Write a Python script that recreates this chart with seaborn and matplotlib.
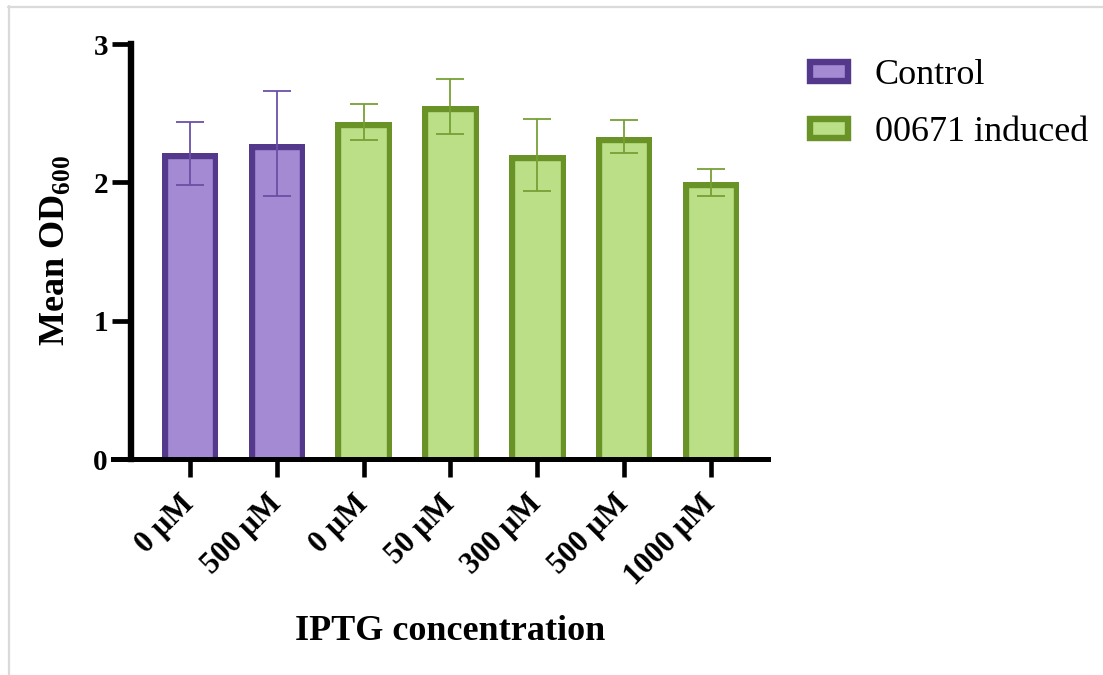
import matplotlib
matplotlib.use("Agg")
import matplotlib.pyplot as plt
from matplotlib.lines import Line2D
from matplotlib.patches import Patch
from matplotlib.transforms import TransformedPatchPath
import seaborn as sns
import pandas as pd

# Growth data: mean OD600 and standard deviation per IPTG concentration
groups = ["Control", "Control", "00671 induced", "00671 induced",
          "00671 induced", "00671 induced", "00671 induced"]
concentrations = ["0 µM", "500 µM", "0 µM", "50 µM", "300 µM", "500 µM", "1000 µM"]
mean_od = [2.21, 2.28, 2.44, 2.55, 2.20, 2.33, 2.00]
sd_od = [0.23, 0.38, 0.13, 0.20, 0.26, 0.12, 0.10]
y_ticks = [0, 1, 2, 3]

fill_colors = {"Control": "#A48AD2", "00671 induced": "#BBDF87"}
edge_colors = {"Control": "#53388C", "00671 induced": "#699227"}
err_colors = {"Control": "#6A50A6", "00671 induced": "#76A035"}

sns.set_style("white")
plt.rcParams["font.family"] = ["Liberation Serif", "DejaVu Serif"]
plt.rcParams["mathtext.fontset"] = "custom"
plt.rcParams["mathtext.rm"] = "Liberation Serif"
plt.rcParams["mathtext.bf"] = "Liberation Serif:bold"
plt.rcParams["text.color"] = "black"
plt.rcParams["axes.labelcolor"] = "black"
plt.rcParams["xtick.color"] = "black"
plt.rcParams["ytick.color"] = "black"

df = pd.DataFrame({
    "key": [f"{g}|{c}" for g, c in zip(groups, concentrations)],
    "group": groups,
    "mean": mean_od,
})

fig = plt.figure(figsize=(11.03, 6.75), dpi=100)
ax = fig.add_axes([0.10245, 0.3193, 0.5938, 0.6155])

sns.barplot(data=df, x="key", y="mean", hue="group", palette=fill_colors,
            dodge=False, width=0.651, errorbar=None, legend=False, ax=ax,
            saturation=1)

# outline drawn on the inside of each bar, base tucked under the axis line
for p in ax.patches:
    cx = p.get_x() + p.get_width() / 2
    idx = int(round(cx))
    g = groups[idx]
    p.set_edgecolor(edge_colors[g])
    p.set_facecolor(fill_colors[g])
    p.set_linewidth(8.2)
    top = p.get_y() + p.get_height()
    p.set_y(-0.1)
    p.set_height(top + 0.1)
    p.set_clip_path(TransformedPatchPath(p))
    p.set_clip_box(ax.bbox)
    p.set_zorder(2)

for i, (m, s, g) in enumerate(zip(mean_od, sd_od, groups)):
    ax.errorbar(i, m, yerr=s, fmt="none", ecolor=err_colors[g],
                elinewidth=1.3, capsize=10.4, capthick=1.3, zorder=3)

for side in ["top", "right"]:
    ax.spines[side].set_visible(False)
ax.spines["left"].set_position(("data", -0.674))
ax.spines["left"].set_linewidth(4.6)
ax.spines["bottom"].set_linewidth(3.6)
ax.spines["left"].set_color("black")
ax.spines["bottom"].set_color("black")
ax.spines["left"].set_zorder(4)
ax.spines["bottom"].set_zorder(4)

ax.set_xlim(-0.887, 6.657)
ax.set_ylim(0, 3)
ax.set_yticks(y_ticks)
ax.set_yticklabels([str(t) for t in y_ticks], fontsize=21, fontweight="bold")
ax.set_xticks(range(len(concentrations)))
ax.set_xticklabels(concentrations, fontsize=22, fontweight="bold",
                   rotation=45, ha="right", va="center", rotation_mode="anchor")

ax.tick_params(axis="y", which="major", left=True, length=14, width=3.4,
               pad=3, color="black", labelcolor="black")
ax.tick_params(axis="x", which="major", bottom=True, length=13.3, width=3.3,
               pad=15.8, color="black", labelcolor="black")

ax.set_xlabel("IPTG concentration", fontsize=26, fontweight="bold")
ax.xaxis.set_label_coords(0.5145, -0.375)
ax.set_ylabel(r"Mean OD$_{\mathbf{600}}$", fontsize=26, fontweight="bold")
ax.yaxis.set_label_coords(-0.0626, 0.504)

handles = [Patch(facecolor=fill_colors[g], edgecolor=edge_colors[g], linewidth=4.6, label=g)
           for g in ["Control", "00671 induced"]]
fig.legend(handles=handles, loc="upper left", bbox_to_anchor=(0.734, 0.912),
           frameon=False, fontsize=26, handlelength=1.05, handleheight=0.42,
           handletextpad=0.75, labelspacing=0.66, borderpad=0, borderaxespad=0)

# light frame lines along the top and left edges
fig.add_artist(Line2D([8 / 1103, 1.0], [1 - 7 / 675, 1 - 7 / 675],
                      transform=fig.transFigure, color="#DADADA", linewidth=1.6))
fig.add_artist(Line2D([9 / 1103, 9 / 1103], [0.0, 1 - 6 / 675],
                      transform=fig.transFigure, color="#DADADA", linewidth=1.6))

fig.savefig("out.png", dpi=100)
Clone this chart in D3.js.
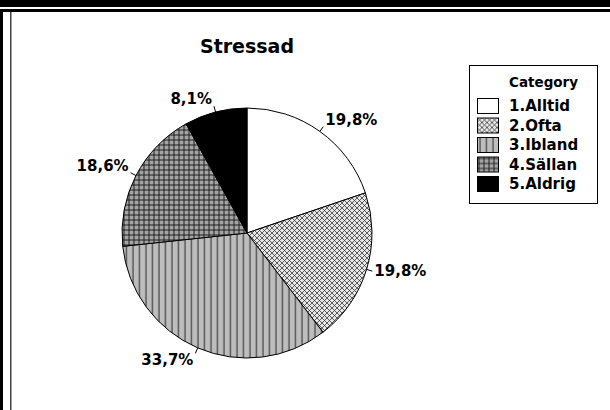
<!DOCTYPE html>
<html>
<head>
<meta charset="utf-8">
<script src="https://cdn.jsdelivr.net/npm/d3@7"></script>
<style>
  body { margin: 0; background: #fff; }
  svg { display: block; font-family: "DejaVu Sans", Verdana, sans-serif; }
</style>
</head>
<body>
<svg id="chart" width="610" height="410"></svg>
<script>
const categories = ["1.Alltid", "2.Ofta", "3.Ibland", "4.Sällan", "5.Aldrig"];
const percents = [19.8, 19.8, 33.7, 18.6, 8.1];
const labels = ["19,8%", "19,8%", "33,7%", "18,6%", "8,1%"];
const fills = ["#ffffff", "url(#p-ofta)", "url(#p-ibland)", "url(#p-sallan)", "#000000"];

const svg = d3.select("#chart");
const width = 610, height = 410;

// patterns
const defs = svg.append("defs");
const pOfta = defs.append("pattern").attr("id", "p-ofta")
  .attr("patternUnits", "userSpaceOnUse").attr("width", 5).attr("height", 5);
pOfta.append("rect").attr("width", 5).attr("height", 5).attr("fill", "#e6e6e6");
pOfta.append("path").attr("d", "M0,0L5,5M5,0L0,5").attr("stroke", "#222").attr("stroke-width", 0.7);

const pIbl = defs.append("pattern").attr("id", "p-ibland")
  .attr("patternUnits", "userSpaceOnUse").attr("width", 6.5).attr("height", 6.5);
pIbl.append("rect").attr("width", 6.5).attr("height", 6.5).attr("fill", "#bdbdbd");
pIbl.append("path").attr("d", "M3,0V6.5").attr("stroke", "#4a4a4a").attr("stroke-width", 1.3);

const pSal = defs.append("pattern").attr("id", "p-sallan")
  .attr("patternUnits", "userSpaceOnUse").attr("width", 5).attr("height", 5);
pSal.append("rect").attr("width", 5).attr("height", 5).attr("fill", "#a4a4a4");
pSal.append("path").attr("d", "M2,0V5M0,2H5").attr("stroke", "#111").attr("stroke-width", 0.9);

// frame
svg.append("rect").attr("x", 0).attr("y", 0).attr("width", width).attr("height", 7).attr("fill", "#000");
svg.append("rect").attr("x", 2).attr("y", 9).attr("width", width - 2).attr("height", 3).attr("fill", "#000");
svg.append("rect").attr("x", 0).attr("y", 9).attr("width", 3).attr("height", height - 9).attr("fill", "#000");
svg.append("rect").attr("x", 10).attr("y", 12).attr("width", 1.5).attr("height", height - 12).attr("fill", "#444");

// title
svg.append("text")
  .attr("x", 247).attr("y", 53)
  .attr("text-anchor", "middle")
  .attr("font-size", "19px").attr("font-weight", "bold")
  .text("Stressad");

const cx = 247, cy = 233, r = 125;
const g = svg.append("g").attr("transform", `translate(${cx},${cy})`);

const pie = d3.pie().sort(null).value(d => d);
const arcs = pie(percents);
const arc = d3.arc().innerRadius(0).outerRadius(r);

g.selectAll(".slice")
  .data(arcs)
  .enter()
  .append("path")
  .attr("class", "slice")
  .attr("d", arc)
  .attr("fill", (d, i) => fills[i])
  .attr("stroke", "#000")
  .attr("stroke-width", 1);

// leader ticks and labels
arcs.forEach((d, i) => {
  const a = (d.startAngle + d.endAngle) / 2;
  const s = Math.sin(a), c = -Math.cos(a);
  const x0 = s * r, y0 = c * r;
  const x1 = s * (r + 6), y1 = c * (r + 6);
  g.append("line")
    .attr("x1", x0).attr("y1", y0).attr("x2", x1).attr("y2", y1)
    .attr("stroke", "#000").attr("stroke-width", 1);
  const cosUp = Math.cos(a);
  let dy = 5;
  if (cosUp > 0.4) dy = -2;
  else if (cosUp < -0.4) dy = 12;
  g.append("text")
    .attr("x", x1 + (s >= 0 ? 2 : -2))
    .attr("y", y1 + dy)
    .attr("text-anchor", s >= 0 ? "start" : "end")
    .attr("font-size", "15px").attr("font-weight", "bold")
    .text(labels[i]);
});

// legend
const legend = svg.append("g").attr("transform", "translate(469,65)");
legend.append("rect")
  .attr("x", 0.5).attr("y", 0.5).attr("width", 128).attr("height", 138)
  .attr("fill", "#fff").attr("stroke", "#000").attr("stroke-width", 1);
legend.append("text")
  .attr("x", 40).attr("y", 22)
  .attr("font-size", "13.5px").attr("font-weight", "bold")
  .text("Category");

categories.forEach((cat, i) => {
  const item = legend.append("g").attr("transform", `translate(8,${33 + i * 19.5})`);
  item.append("rect")
    .attr("x", 0.5).attr("y", 0.5).attr("width", 21).attr("height", 15)
    .attr("fill", fills[i]).attr("stroke", "#000").attr("stroke-width", 1);
  item.append("text")
    .attr("x", 32).attr("y", 13)
    .attr("font-size", "15px").attr("font-weight", "bold")
    .text(cat);
});
</script>
</body>
</html>
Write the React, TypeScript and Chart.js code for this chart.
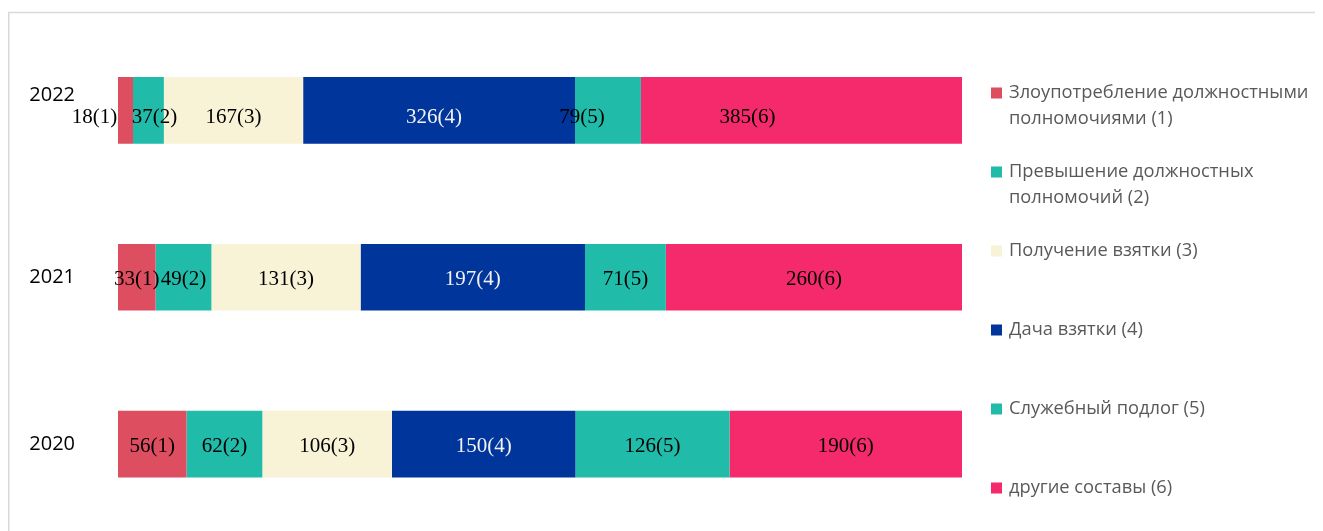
——
What the exercise asks: Restate the material word for word from its first line through the line containing "import pandas as pd", both included; the pictures do not belong in it.

Reply to the task:
Write a Python script that recreates this chart with seaborn and matplotlib.
import matplotlib
matplotlib.use("Agg")
import matplotlib.pyplot as plt
from matplotlib.lines import Line2D
from matplotlib.patches import Patch
from matplotlib.transforms import TransformedPatchPath
import seaborn as sns
import pandas as pd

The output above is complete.